YOUR INSTRUCTIONS =
Leave out the pictures, then reproduce the rest of the material exactly.

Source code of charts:
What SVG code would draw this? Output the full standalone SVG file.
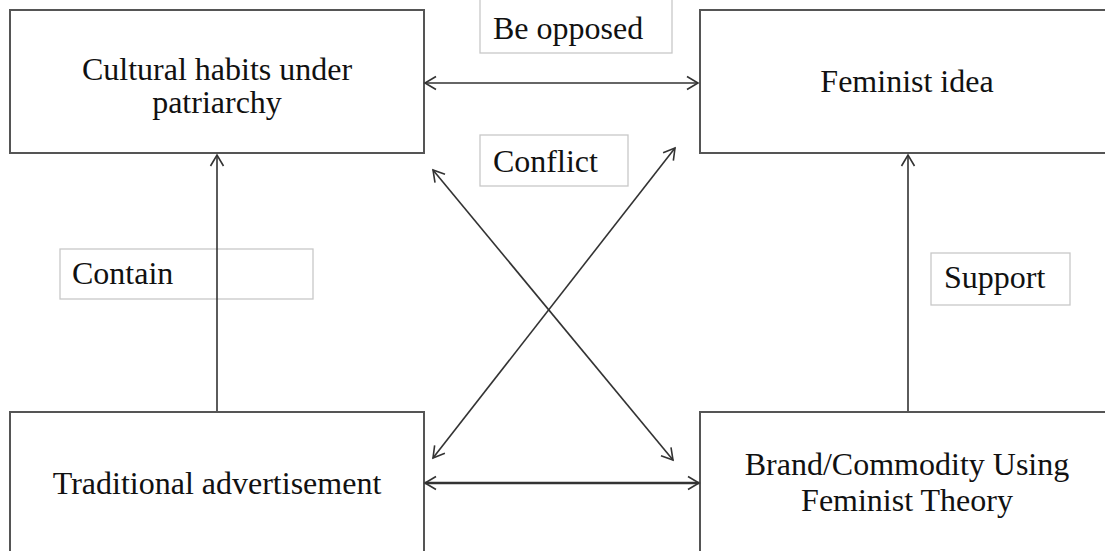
<svg xmlns="http://www.w3.org/2000/svg" width="1105" height="551" viewBox="0 0 1105 551">
<style>
  .node { fill: #ffffff; stroke: #555555; stroke-width: 2; }
  .lbl { fill: none; stroke: #c8c8c8; stroke-width: 1.3; }
  text { font-family: "Liberation Serif", "Times New Roman", serif; font-size: 32px; fill: #111111; }
  .c { text-anchor: middle; }
  .conn { stroke: #333333; stroke-width: 1.6; fill: none; marker-end: url(#arr); marker-start: url(#arr); }
  .single { stroke: #333333; stroke-width: 1.6; fill: none; marker-end: url(#arr); }
</style>
<defs>
  <marker id="arr" markerUnits="userSpaceOnUse" markerWidth="14" markerHeight="16" viewBox="0 0 14 16" refX="12" refY="8" orient="auto-start-reverse">
    <path d="M1,1.5 L12,8 L1,14.5" fill="none" stroke="#333333" stroke-width="1.6"/>
  </marker>
</defs>
<rect width="1105" height="551" fill="#ffffff"/>

<g id="node-cultural">
  <rect class="node" x="10" y="10" width="414" height="143"/>
  <text class="c" x="217" y="80">Cultural habits under</text>
  <text class="c" x="217" y="113">patriarchy</text>
</g>
<g id="node-feminist">
  <rect class="node" x="700" y="10" width="416" height="143"/>
  <text class="c" x="907" y="92">Feminist idea</text>
</g>
<g id="node-traditional">
  <rect class="node" x="10" y="412" width="414" height="160"/>
  <text class="c" x="217" y="494">Traditional advertisement</text>
</g>
<g id="node-brand">
  <rect class="node" x="700" y="412" width="416" height="160"/>
  <text class="c" x="907" y="475">Brand/Commodity Using</text>
  <text class="c" x="907" y="511">Feminist Theory</text>
</g>

<g id="label-opposed">
  <rect class="lbl" x="480" y="-5" width="192" height="58"/>
  <text x="493" y="39">Be opposed</text>
</g>
<g id="label-conflict">
  <rect class="lbl" x="480" y="135" width="148" height="51"/>
  <text x="493" y="172">Conflict</text>
</g>
<g id="label-contain">
  <rect class="lbl" x="60" y="249" width="253" height="50"/>
  <text x="72" y="284">Contain</text>
</g>
<g id="label-support">
  <rect class="lbl" x="931" y="253" width="139" height="52"/>
  <text x="944" y="288">Support</text>
</g>

<g id="connectors">
  <line class="conn" x1="425" y1="83" x2="698" y2="83"/>
  <line class="conn" x1="425" y1="483" x2="699" y2="483" style="stroke-width:2.6"/>
  <line class="single" x1="217" y1="411" x2="217" y2="155"/>
  <line class="single" x1="908" y1="411" x2="908" y2="155"/>
  <line class="conn" x1="433" y1="170" x2="673" y2="460"/>
  <line class="conn" x1="675" y1="148" x2="433" y2="458"/>
</g>
</svg>
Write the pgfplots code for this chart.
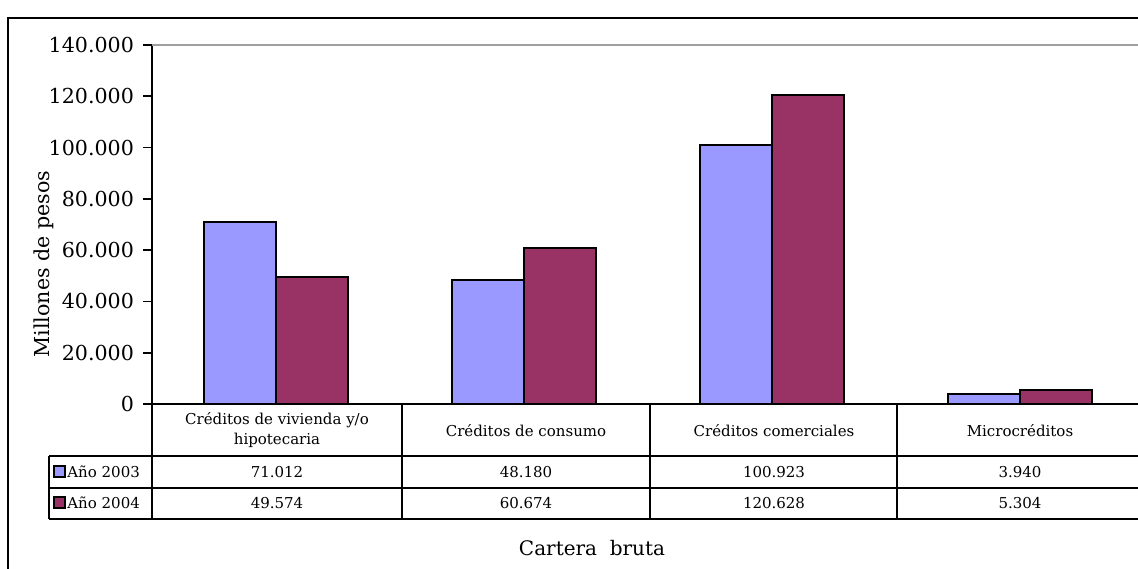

ANSWER IN FULL =
What SVG code would draw this? Output the full standalone SVG file.
<svg xmlns="http://www.w3.org/2000/svg" width="1105" height="551" viewBox="0 0 1105 551">
<style>
  .node { fill: #ffffff; stroke: #555555; stroke-width: 2; }
  .lbl { fill: none; stroke: #c8c8c8; stroke-width: 1.3; }
  text { font-family: "Liberation Serif", "Times New Roman", serif; font-size: 32px; fill: #111111; }
  .c { text-anchor: middle; }
  .conn { stroke: #333333; stroke-width: 1.6; fill: none; marker-end: url(#arr); marker-start: url(#arr); }
  .single { stroke: #333333; stroke-width: 1.6; fill: none; marker-end: url(#arr); }
</style>
<defs>
  <marker id="arr" markerUnits="userSpaceOnUse" markerWidth="14" markerHeight="16" viewBox="0 0 14 16" refX="12" refY="8" orient="auto-start-reverse">
    <path d="M1,1.5 L12,8 L1,14.5" fill="none" stroke="#333333" stroke-width="1.6"/>
  </marker>
</defs>
<rect width="1105" height="551" fill="#ffffff"/>

<g id="node-cultural">
  <rect class="node" x="10" y="10" width="414" height="143"/>
  <text class="c" x="217" y="80">Cultural habits under</text>
  <text class="c" x="217" y="113">patriarchy</text>
</g>
<g id="node-feminist">
  <rect class="node" x="700" y="10" width="416" height="143"/>
  <text class="c" x="907" y="92">Feminist idea</text>
</g>
<g id="node-traditional">
  <rect class="node" x="10" y="412" width="414" height="160"/>
  <text class="c" x="217" y="494">Traditional advertisement</text>
</g>
<g id="node-brand">
  <rect class="node" x="700" y="412" width="416" height="160"/>
  <text class="c" x="907" y="475">Brand/Commodity Using</text>
  <text class="c" x="907" y="511">Feminist Theory</text>
</g>

<g id="label-opposed">
  <rect class="lbl" x="480" y="-5" width="192" height="58"/>
  <text x="493" y="39">Be opposed</text>
</g>
<g id="label-conflict">
  <rect class="lbl" x="480" y="135" width="148" height="51"/>
  <text x="493" y="172">Conflict</text>
</g>
<g id="label-contain">
  <rect class="lbl" x="60" y="249" width="253" height="50"/>
  <text x="72" y="284">Contain</text>
</g>
<g id="label-support">
  <rect class="lbl" x="931" y="253" width="139" height="52"/>
  <text x="944" y="288">Support</text>
</g>

<g id="connectors">
  <line class="conn" x1="425" y1="83" x2="698" y2="83"/>
  <line class="conn" x1="425" y1="483" x2="699" y2="483" style="stroke-width:2.6"/>
  <line class="single" x1="217" y1="411" x2="217" y2="155"/>
  <line class="single" x1="908" y1="411" x2="908" y2="155"/>
  <line class="conn" x1="433" y1="170" x2="673" y2="460"/>
  <line class="conn" x1="675" y1="148" x2="433" y2="458"/>
</g>
</svg>
Write the pgfplots code for this chart.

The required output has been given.